Les institutions de la Francophonie et, en particulier, son Assemblée parlementaire s’engagent depuis de nombreuses années en faveur de l’éducation. « À cet égard, je dirais même qu’assurer un accès de tous les enfants à une éducation de qualité constitue l’un des objectifs fondamentaux de l’APF », affirme Mathias Reynard. De plus, il ajoute que la Délégation parlementaire suisse auprès de l’APF est particulièrement bien positionnée pour faire avancer les dossiers relatifs à l’éducation, étant donné que la Suisse préside depuis plus d’une décennie la Commission de l’éducation, de la communication et des affaires culturelles de l’APF. Cette présidence est actuellement exercée par le conseiller aux États socialiste fribourgeois Christian Levrat.

Nouveau centre mondial pour l’éducation en situations de crise à Genève

L’engagement de la délégation parlementaire suisse en faveur de l’éducation en situations de crise s’inscrit notamment dans la continuité des initiatives du Département fédéral des affaires étrangères (DFAE).
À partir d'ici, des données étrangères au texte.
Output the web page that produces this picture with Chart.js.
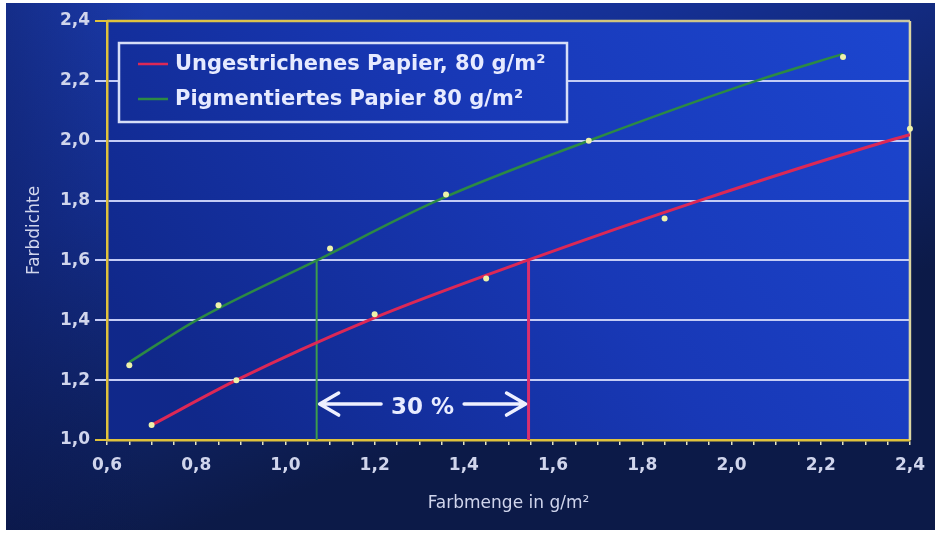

Le 25 janvier 2020, le DFAE a officiellement inauguré le « Geneva Global Hub for Education in Emergencies » (centre mondial pour l’éducation en situation d’urgence) avec la collaboration de plus d’une dizaine d’acteurs nationaux et internationaux, faisant ainsi de la Genève internationale un véritable centre international dédié à la recherche de solutions et de réponses aux problèmes engendrés par l’éducation en situation d’urgence.